As if one extreme isn't enough, Kalin's also facing the wrath of the far left. Leopold and Loeb are hardly the movie role models that gay activist groups are lobbying for. Swoon's already been called politically incorrect by some, and been lumped, absurdly enough, together with films like Basic Instinct, the Michael Douglas nudie which has angered so many gay activists. "For me, it's difficult," says Kalin, "because I've been involved with AIDS activism, but I feel like my politics have grown more complicated-I don't see myself as less political now, but my politics now include wanting to talk about a difficult situation in history instead of being some kind of pro-active spokesperson for an alleged gay community and making positive middle-class representations of people with station wagons and collies-that's not my life.

One politically correct idea that I take exception to is that images have the ability to teach an audience behavior.

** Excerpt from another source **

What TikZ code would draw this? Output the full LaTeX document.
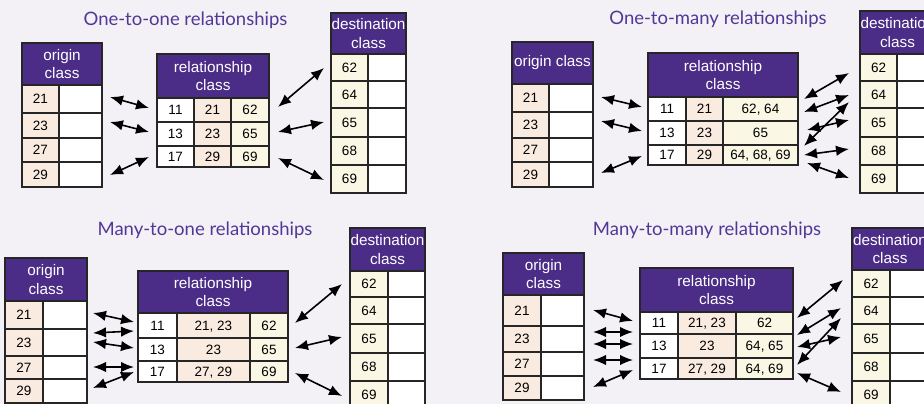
\documentclass[tikz,border=0pt]{standalone}
\usepackage{fontspec}
\setmainfont{Liberation Sans}
\newfontfamily\titlefont{Lato}
\usetikzlibrary{arrows.meta}
\definecolor{bg}{RGB}{243,241,246}
\definecolor{hdr}{RGB}{75,44,134}
\definecolor{peach}{RGB}{250,235,225}
\definecolor{ylw}{RGB}{250,248,228}
\definecolor{ttl}{RGB}{80,56,150}
\tikzset{
  cellline/.style={draw=black!85, line width=1.3pt},
  hdrtxt/.style={text=white, font=\fontsize{15.3}{18.5}\selectfont, align=center, inner sep=0pt},
  celltxt/.style={text=black, font=\fontsize{13.5}{15}\selectfont, inner sep=0pt, text height=9.6pt, text depth=0pt},
  relarrow/.style={line width=1.6pt, {Latex[length=13pt,width=10.5pt]}-{Latex[length=13pt,width=10.5pt]}},
  titletxt/.style={text=ttl, font=\titlefont\fontsize{18.5}{22}\selectfont, anchor=base}
}
\newcommand\hcell[6]{\draw[cellline,fill=hdr] (#2,#3) rectangle node[hdrtxt] (#1) {#6} (#4,#5);}
\newcommand\dcell[7]{\draw[cellline,fill=#6] (#2,#3) rectangle node[celltxt] (#1) {#7} (#4,#5);}
\newcommand\arr[5]{\coordinate (#1a) at (#2,#3); \coordinate (#1b) at (#4,#5); \draw[relarrow] (#1a) -- (#1b);}
\begin{document}
\begin{tikzpicture}[x=1pt,y=-1pt]
\useasboundingbox (0,0) rectangle (924,404);
\clip (0,0) rectangle (924,404);
\fill[bg] (0,0) rectangle (924,404);

% ================= Q1: one-to-one =================
\node[titletxt] (t1) at (185.5,26) {One-to-one relationships};
% origin
\hcell{o1h}{22}{43}{102}{85}{origin\\class}
\dcell{o1a}{22}{85}{59}{113}{peach}{21}\dcell{o1aw}{59}{85}{102}{113}{white}{}
\dcell{o1b}{22}{113}{59}{138}{peach}{23}\dcell{o1bw}{59}{113}{102}{138}{white}{}
\dcell{o1c}{22}{138}{59}{162}{peach}{27}\dcell{o1cw}{59}{138}{102}{162}{white}{}
\dcell{o1d}{22}{162}{59}{187}{peach}{29}\dcell{o1dw}{59}{162}{102}{187}{white}{}
% relationship
\hcell{r1h}{157}{54}{269}{98}{relationship\\class}
\dcell{r1a1}{157}{98}{194}{122}{white}{11}\dcell{r1a2}{194}{98}{231}{122}{peach}{21}\dcell{r1a3}{231}{98}{269}{122}{ylw}{62}
\dcell{r1b1}{157}{122}{194}{146}{white}{13}\dcell{r1b2}{194}{122}{231}{146}{peach}{23}\dcell{r1b3}{231}{122}{269}{146}{ylw}{65}
\dcell{r1c1}{157}{146}{194}{167}{white}{17}\dcell{r1c2}{194}{146}{231}{167}{peach}{29}\dcell{r1c3}{231}{146}{269}{167}{ylw}{69}
% destination
\hcell{d1h}{331}{13}{406}{54}{destination\\class}
\dcell{d1a}{331}{54}{368}{81}{ylw}{62}\dcell{d1aw}{368}{54}{406}{81}{white}{}
\dcell{d1b}{331}{81}{368}{108}{ylw}{64}\dcell{d1bw}{368}{81}{406}{108}{white}{}
\dcell{d1c}{331}{108}{368}{137}{ylw}{65}\dcell{d1cw}{368}{108}{406}{137}{white}{}
\dcell{d1d}{331}{137}{368}{165}{ylw}{68}\dcell{d1dw}{368}{137}{406}{165}{white}{}
\dcell{d1e}{331}{165}{368}{193}{ylw}{69}\dcell{d1ew}{368}{165}{406}{193}{white}{}
% arrows
\arr{q1l1}{110}{97}{149}{108}
\arr{q1l2}{110}{122}{149}{132}
\arr{q1l3}{110}{175}{149}{157}
\arr{q1r1}{278}{107}{324}{68}
\arr{q1r2}{278}{132}{324}{122}
\arr{q1r3}{278}{158}{324}{180}

% ================= Q2: one-to-many =================
\node[titletxt] (t2) at (718,25) {One-to-many relationships};
\hcell{o2h}{512}{42}{593}{84}{origin class}
\dcell{o2a}{512}{84}{549}{112}{peach}{21}\dcell{o2aw}{549}{84}{593}{112}{white}{}
\dcell{o2b}{512}{112}{549}{138}{peach}{23}\dcell{o2bw}{549}{112}{593}{138}{white}{}
\dcell{o2c}{512}{138}{549}{162}{peach}{27}\dcell{o2cw}{549}{138}{593}{162}{white}{}
\dcell{o2d}{512}{162}{549}{187}{peach}{29}\dcell{o2dw}{549}{162}{593}{187}{white}{}
\hcell{r2h}{648}{53}{798}{97}{relationship\\class}
\dcell{r2a1}{648}{97}{686}{121}{white}{11}\dcell{r2a2}{686}{97}{723}{121}{peach}{21}\dcell{r2a3}{723}{97}{798}{121}{ylw}{62, 64}
\dcell{r2b1}{648}{121}{686}{145}{white}{13}\dcell{r2b2}{686}{121}{723}{145}{peach}{23}\dcell{r2b3}{723}{121}{798}{145}{ylw}{65}
\dcell{r2c1}{648}{145}{686}{165}{white}{17}\dcell{r2c2}{686}{145}{723}{165}{peach}{29}\dcell{r2c3}{723}{145}{798}{165}{ylw}{64, 68, 69}
\hcell{d2h}{860}{11}{935}{54}{destination\\class}
\dcell{d2a}{860}{54}{897}{81}{ylw}{62}\dcell{d2aw}{897}{54}{935}{81}{white}{}
\dcell{d2b}{860}{81}{897}{108}{ylw}{64}\dcell{d2bw}{897}{81}{935}{108}{white}{}
\dcell{d2c}{860}{108}{897}{137}{ylw}{65}\dcell{d2cw}{897}{108}{935}{137}{white}{}
\dcell{d2d}{860}{137}{897}{165}{ylw}{68}\dcell{d2dw}{897}{137}{935}{165}{white}{}
\dcell{d2e}{860}{165}{897}{193}{ylw}{69}\dcell{d2ew}{897}{165}{935}{193}{white}{}
\arr{q2l1}{601}{97}{642}{107}
\arr{q2l2}{601}{121}{642}{131}
\arr{q2l3}{601}{173}{642}{156}
\arr{q2r1}{804}{99}{849}{73}
\arr{q2r2}{804}{112}{849}{95}
\arr{q2r3}{807}{130}{849}{120}
\arr{q2r4}{804}{146}{849}{102}
\arr{q2r5}{804}{155}{849}{149}
\arr{q2r6}{807}{163}{849}{178}

% ================= Q3: many-to-one =================
\node[titletxt] (t3) at (205,235) {Many-to-one relationships};
\hcell{o3h}{5}{258}{87}{301}{origin\\class}
\dcell{o3a}{5}{301}{43}{329}{peach}{21}\dcell{o3aw}{43}{301}{87}{329}{white}{}
\dcell{o3b}{5}{329}{43}{356}{peach}{23}\dcell{o3bw}{43}{329}{87}{356}{white}{}
\dcell{o3c}{5}{356}{43}{379}{peach}{27}\dcell{o3cw}{43}{356}{87}{379}{white}{}
\dcell{o3d}{5}{379}{43}{403}{peach}{29}\dcell{o3dw}{43}{379}{87}{403}{white}{}
\hcell{r3h}{138}{271}{288}{313}{relationship\\class}
\dcell{r3a1}{138}{313}{177}{338}{white}{11}\dcell{r3a2}{177}{313}{250}{338}{peach}{21, 23}\dcell{r3a3}{250}{313}{288}{338}{ylw}{62}
\dcell{r3b1}{138}{338}{177}{361}{white}{13}\dcell{r3b2}{177}{338}{250}{361}{peach}{23}\dcell{r3b3}{250}{338}{288}{361}{ylw}{65}
\dcell{r3c1}{138}{361}{177}{382}{white}{17}\dcell{r3c2}{177}{361}{250}{382}{peach}{27, 29}\dcell{r3c3}{250}{361}{288}{382}{ylw}{69}
\hcell{d3h}{350}{228}{425}{271}{destination\\class}
\dcell{d3a}{350}{271}{388}{297}{ylw}{62}\dcell{d3aw}{388}{271}{425}{297}{white}{}
\dcell{d3b}{350}{297}{388}{324}{ylw}{64}\dcell{d3bw}{388}{297}{425}{324}{white}{}
\dcell{d3c}{350}{324}{388}{353}{ylw}{65}\dcell{d3cw}{388}{324}{425}{353}{white}{}
\dcell{d3d}{350}{353}{388}{381}{ylw}{68}\dcell{d3dw}{388}{353}{425}{381}{white}{}
\dcell{d3e}{350}{381}{388}{409}{ylw}{69}\dcell{d3ew}{388}{381}{425}{409}{white}{}
\arr{q3l1}{93}{313}{134}{322}
\arr{q3l2}{93}{333}{134}{331}
\arr{q3l3}{93}{342}{134}{348}
\arr{q3l4}{93}{367}{134}{367}
\arr{q3l5}{93}{388}{134}{372}
\arr{q3r1}{295}{323}{342}{284}
\arr{q3r2}{295}{348}{342}{337}
\arr{q3r3}{295}{373}{342}{396}

% ================= Q4: many-to-many =================
\node[titletxt] (t4) at (707,235) {Many-to-many relationships};
\hcell{o4h}{503}{253}{584}{295}{origin\\class}
\dcell{o4a}{503}{295}{541}{326}{peach}{21}\dcell{o4aw}{541}{295}{584}{326}{white}{}
\dcell{o4b}{503}{326}{541}{352}{peach}{23}\dcell{o4bw}{541}{326}{584}{352}{white}{}
\dcell{o4c}{503}{352}{541}{376}{peach}{27}\dcell{o4cw}{541}{352}{584}{376}{white}{}
\dcell{o4d}{503}{376}{541}{400}{peach}{29}\dcell{o4dw}{541}{376}{584}{400}{white}{}
\hcell{r4h}{640}{268}{793}{312}{relationship\\class}
\dcell{r4a1}{640}{312}{678}{334}{white}{11}\dcell{r4a2}{678}{312}{736}{334}{peach}{21, 23}\dcell{r4a3}{736}{312}{793}{334}{ylw}{62}
\dcell{r4b1}{640}{334}{678}{358}{white}{13}\dcell{r4b2}{678}{334}{736}{358}{peach}{23}\dcell{r4b3}{736}{334}{793}{358}{ylw}{64, 65}
\dcell{r4c1}{640}{358}{678}{379}{white}{17}\dcell{r4c2}{678}{358}{736}{379}{peach}{27, 29}\dcell{r4c3}{736}{358}{793}{379}{ylw}{64, 69}
\hcell{d4h}{852}{228}{928}{270}{destination\\class}
\dcell{d4a}{852}{270}{890}{297}{ylw}{62}\dcell{d4aw}{890}{270}{928}{297}{white}{}
\dcell{d4b}{852}{297}{890}{324}{ylw}{64}\dcell{d4bw}{890}{297}{928}{324}{white}{}
\dcell{d4c}{852}{324}{890}{353}{ylw}{65}\dcell{d4cw}{890}{324}{928}{353}{white}{}
\dcell{d4d}{852}{353}{890}{381}{ylw}{68}\dcell{d4dw}{890}{353}{928}{381}{white}{}
\dcell{d4e}{852}{381}{890}{409}{ylw}{69}\dcell{d4ew}{890}{381}{928}{409}{white}{}
\arr{q4l1}{593}{310}{633}{321}
\arr{q4l2}{593}{332}{633}{332}
\arr{q4l3}{593}{344}{633}{344}
\arr{q4l4}{593}{360}{633}{360}
\arr{q4l5}{593}{387}{633}{370}
\arr{q4r1}{797}{318}{843}{280}
\arr{q4r2}{797}{335}{841}{308}
\arr{q4r3}{797}{347}{841}{337}
\arr{q4r4}{797}{365}{841}{318}
\arr{q4r5}{797}{373}{841}{392}
\end{tikzpicture}
\end{document}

That a film could be directly responsible for someone going out and becoming a serial killer or a gay basher. I just don't think it's true. You find certain feminists having an alliance with the far right around pornography and I find that troubling because it shuts down the arena of speech. I'm a little hesitant to bash political correctness whole-heartedly, because we do live in a racist society that's totally screwed up-there is a reason to be angry. But you've gotta have a sense of humor. Politics can no longer remain outside of pop culture. You know, Madonna's political-sorry! Painful as that may be." So, for that matter, is Bart Simpson. These are who we have in the '90s instead of Dylan. You really do need a sense of humor.

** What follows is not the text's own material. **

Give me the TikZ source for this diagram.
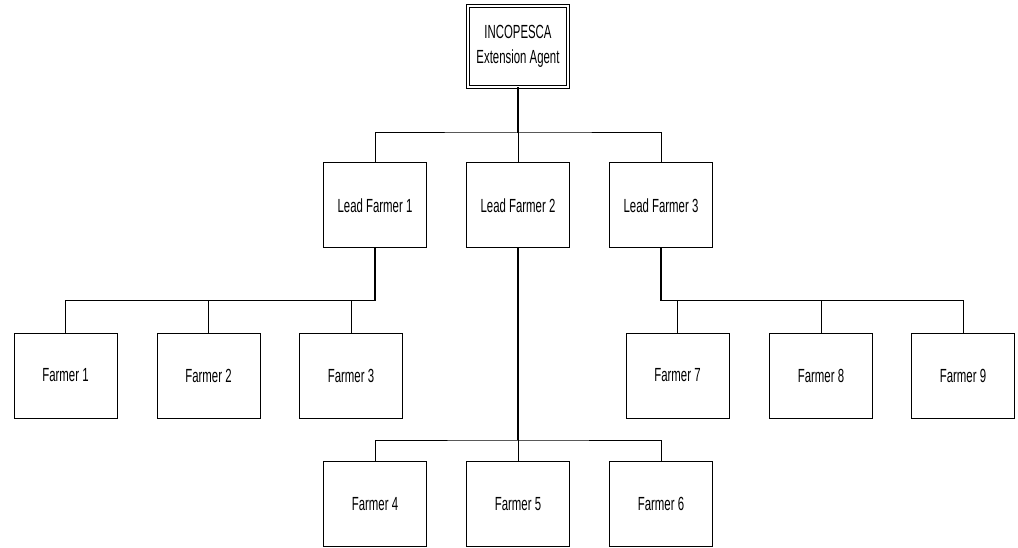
\documentclass[tikz,border=0pt]{standalone}
\usepackage{fontspec}
\newfontfamily\narrowfont[FakeStretch=0.6]{Liberation Sans}
\begin{document}
\begin{tikzpicture}[x=1pt,y=1pt,
  box/.style={draw, line width=1pt, minimum width=103pt, minimum height=85pt, inner sep=0pt,
    font=\narrowfont\fontsize{19}{25}\selectfont, align=center},
  topbox/.style={draw, double, line width=1pt, double distance=2pt, minimum width=100pt,
    minimum height=81pt, inner sep=0pt, font=\narrowfont\fontsize{19}{25}\selectfont, align=center},
  trunk/.style={line width=1.5pt},
  drop/.style={line width=1pt}]
\useasboundingbox (0,0) rectangle (1018,-548);
\node[topbox] (top) at (518,-46.5) {INCOPESCA\\Extension Agent};
\node[box] (lf1) at (375,-205.5) {Lead Farmer 1};
\node[box] (lf2) at (518,-205.5) {Lead Farmer 2};
\node[box] (lf3) at (661,-205.5) {Lead Farmer 3};
\node[box] (f1) at (65.5,-375.5) {Farmer 1};
\node[box] (f2) at (208.5,-375.5) {Farmer 2};
\node[box] (f3) at (351,-375.5) {Farmer 3};
\node[box] (f7) at (677.5,-375.5) {Farmer 7};
\node[box] (f8) at (821,-375.5) {Farmer 8};
\node[box] (f9) at (963,-375.5) {Farmer 9};
\node[box] (f4) at (375,-504) {Farmer 4};
\node[box] (f5) at (518,-504) {Farmer 5};
\node[box] (f6) at (661,-504) {Farmer 6};
\coordinate (bus1) at (518,-133);
\coordinate (bus2) at (375,-301);
\coordinate (bus3) at (518,-440);
\coordinate (bus4) at (661,-301);
\draw[trunk] (top.south) -- (bus1);
\draw[drop] (lf1.north) |- (bus1) -| (lf3.north);
\draw[drop] (bus1) -- (lf2.north);
\draw[trunk] (lf1.south) -- (bus2);
\draw[drop] (f1.north) |- (bus2);
\draw[drop] (f2.north) |- (bus2);
\draw[drop] (f3.north) |- (bus2);
\draw[trunk] (lf2.south) -- (bus3);
\draw[drop] (f4.north) |- (bus3) -| (f6.north);
\draw[drop] (bus3) -- (f5.north);
\draw[trunk] (lf3.south) -- (bus4);
\draw[drop] (f7.north) |- (bus4);
\draw[drop] (f8.north) |- (bus4);
\draw[drop] (f9.north) |- (bus4);
\end{tikzpicture}
\end{document}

At this point, Kalin himself brings up the subject of sexual identity in relation to his work. I wonder if he thinks I've been avoiding it. I wonder if I've been avoiding it. Breaking the ice somewhat icily, he tells me, "I've ended up with interviewers asking me how people feel about my being gay, and I'm like, get a grip-how do you feel about me being gay? Take a sedative. It's not my job to make you comfortable with my being gay. How do I feel about you being straight? Instead of being able to talk about editing and casting-the things other filmmakers get to talk about."

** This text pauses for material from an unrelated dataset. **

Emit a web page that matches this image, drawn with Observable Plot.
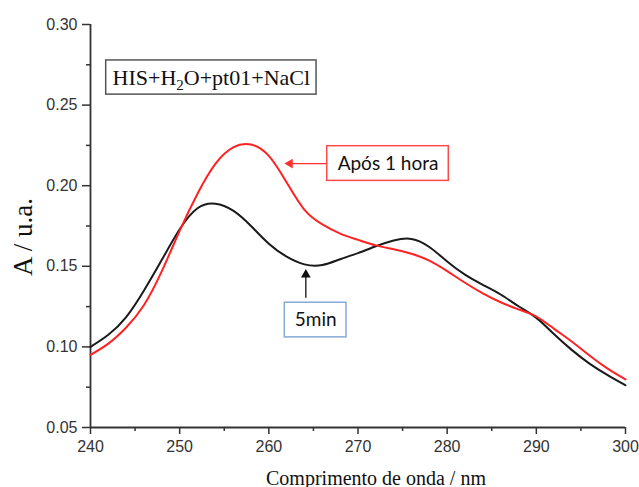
<!DOCTYPE html>
<html><head><meta charset="utf-8">
<script src="https://cdn.jsdelivr.net/npm/d3@7"></script>
<script src="https://cdn.jsdelivr.net/npm/@observablehq/plot@0.6"></script>
<style>body{margin:0;background:#fff} #chart{width:639px;height:487px}</style>
</head><body><div id="chart"></div>
<script>
// ---- data ----
const wavelengths = [240,242,244,246,248,250,252,254,256,258,260,262,264,266,268,270,272,274,276,278,280,282,284,286,288,290,292,294,296,298,300];
const abs5min = [0.1000,0.1075,0.1185,0.1350,0.1540,0.1730,0.1860,0.1888,0.1845,0.1750,0.1640,0.1560,0.1512,0.1508,0.1544,0.1582,0.1624,0.1660,0.1670,0.1620,0.1530,0.1448,0.1385,0.1325,0.1252,0.1180,0.1078,0.0980,0.0895,0.0825,0.0762];
const abs1h   = [0.0950,0.1020,0.1120,0.1260,0.1470,0.1720,0.1950,0.2135,0.2238,0.2255,0.2185,0.2020,0.1850,0.1760,0.1703,0.1664,0.1630,0.1606,0.1578,0.1535,0.1470,0.1398,0.1332,0.1277,0.1233,0.1188,0.1112,0.1032,0.0945,0.0865,0.0798];
const seriesNames = ["5min", "Após 1 hora"];
const seriesColors = ["#1a1a1a", "#ff2222"];
const xTicks = [240,250,260,270,280,290,300];
const xMinorTicks = [245,255,265,275,285,295];
const yTicks = [0.05,0.10,0.15,0.20,0.25,0.30];
const yMinorTicks = [0.075,0.125,0.175,0.225,0.275];
const legendText = "HIS+H2O+pt01+NaCl";
const xLabel = "Comprimento de onda / nm";
const yLabel = "A / u.a.";

const rows = wavelengths.flatMap((w, i) => [
  {w, a: abs5min[i], s: seriesNames[0]},
  {w, a: abs1h[i], s: seriesNames[1]}
]);

const axisColor = "#333";
const serif = "'Liberation Serif', 'Times New Roman', serif";
const calib = "Lato, 'Noto Sans', sans-serif";

const plot = Plot.plot({
  width: 639, height: 487,
  marginLeft: 90, marginRight: 14, marginTop: 24, marginBottom: 60,
  x: {domain: [240, 300]},
  y: {domain: [0.05, 0.30]},
  color: {domain: seriesNames, range: seriesColors},
  style: {fontFamily: "'Liberation Sans', Arial, sans-serif", fontSize: "16px", background: "white", overflow: "visible"},
  marks: [
    Plot.axisX({ticks: xTicks, tickSize: 7, tickPadding: 6, tickFormat: d => String(d), label: null, color: axisColor, strokeWidth: 1.5, fontSize: 16}),
    Plot.axisX({ticks: xMinorTicks, tickSize: 4, tickFormat: () => "", label: null, color: axisColor, strokeWidth: 1.5}),
    Plot.axisY({ticks: yTicks, tickSize: 8, tickPadding: 5, tickFormat: d3.format(".2f"), label: null, color: axisColor, strokeWidth: 1.5, fontSize: 16}),
    Plot.axisY({ticks: yMinorTicks, tickSize: 4, tickFormat: () => "", label: null, color: axisColor, strokeWidth: 1.5}),
    Plot.ruleX([240], {stroke: axisColor, strokeWidth: 1.8}),
    Plot.ruleY([0.05], {stroke: axisColor, strokeWidth: 1.8}),
    Plot.line(rows, {x: "w", y: "a", z: "s", stroke: "s", strokeWidth: 2, curve: "natural"}),
    // legend box
    Plot.rect([{x1: 241.76, x2: 265.35, y1: 0.2565, y2: 0.2777}], {x1: "x1", x2: "x2", y1: "y1", y2: "y2", fill: "white", stroke: "#555", strokeWidth: 1.5}),
    Plot.text([{x: 253.55, y: 0.2671, t: legendText}], {x: "x", y: "y", text: "t", fontFamily: serif, fontSize: 22, fill: "#111"}),
    // red annotation
    Plot.link([{x1: 266.55, x2: 262.3, y: 0.2137}], {x1: "x1", x2: "x2", y1: "y", y2: "y", stroke: "#ff3030", strokeWidth: 1.3}),
    Plot.dot([{x: 262.37, y: 0.2137}], {x: "x", y: "y", symbol: "triangle", r: 3.6, rotate: -90, fill: "#ff3030", stroke: "none"}),
    Plot.rect([{x1: 266.55, x2: 280.18, y1: 0.2030, y2: 0.2245}], {x1: "x1", x2: "x2", y1: "y1", y2: "y2", fill: "white", stroke: "#ff4a4a", strokeWidth: 1.5}),
    Plot.text([{x: 273.37, y: 0.2137, t: seriesNames[1]}], {x: "x", y: "y", text: "t", fontFamily: calib, fontSize: 19, fill: "#111"}),
    // black annotation
    Plot.link([{x: 264.15, y1: 0.1305, y2: 0.1450}], {x1: "x", x2: "x", y1: "y1", y2: "y2", stroke: "#111", strokeWidth: 1.3}),
    Plot.dot([{x: 264.15, y: 0.1448}], {x: "x", y: "y", symbol: "triangle", r: 3.6, fill: "#111", stroke: "none"}),
    Plot.rect([{x1: 261.79, x2: 268.71, y1: 0.1059, y2: 0.1274}], {x1: "x1", x2: "x2", y1: "y1", y2: "y2", fill: "white", stroke: "#86a9d6", strokeWidth: 1.5}),
    Plot.text([{x: 265.25, y: 0.1166, t: seriesNames[0]}], {x: "x", y: "y", text: "t", fontFamily: calib, fontSize: 19, fill: "#111"}),
    // axis titles
    Plot.text([yLabel], {text: d => d, frameAnchor: "left", textAnchor: "middle", rotate: -90, dx: -67, dy: 11, fontFamily: serif, fontSize: 27, fill: "#111"}),
    Plot.text([xLabel], {text: d => d, frameAnchor: "bottom", textAnchor: "middle", lineAnchor: "bottom", dx: 18, dy: 57, fontFamily: serif, fontSize: 20, fill: "#111"})
  ]
});

// subscript the 2 in H2O
for (const t of plot.querySelectorAll("text")) {
  if (t.textContent === legendText) {
    t.textContent = "";
    const ns = "http://www.w3.org/2000/svg";
    const parts = [["HIS+H", null], ["2", "sub"], ["O+pt01+NaCl", "back"]];
    for (const [s, k] of parts) {
      const ts = document.createElementNS(ns, "tspan");
      ts.textContent = s;
      if (k === "sub") { ts.setAttribute("dy", "5"); ts.setAttribute("font-size", "15"); }
      if (k === "back") { ts.setAttribute("dy", "-5"); }
      t.appendChild(ts);
    }
  }
}
document.getElementById("chart").appendChild(plot);
</script>
</body></html>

Yeah, he's a director, all right. He wants to talk about editing. I press on: "Do you find that the press tries to lump you in a group, as strictly a gay filmmaker?" This question is about as insightful as asking Spike Lee if anyone's noticed he's black. But Kalin Cannily runs with it: "I've been complicit with that to a degree insofar as sure, you need your hook to hang your story on-I'll be a queer filmmaker for you, that's fine. But what is queer film-is it one made by a gay or lesbian director, or one with a gay theme? I think that I will not be making films my entire life that deal with gay and lesbian subject matter. The problem is, when you talk about gay film, you only make it white middle-class gay men and you don't mention the fact that there are many women and makers of color at work. The labeling device is convenient-it's something I'm deeply suspicious of when it doesn't include everyone it's supposed to include. So you take what you can get from it and hope that you'll have the chance to say what I'm saying now."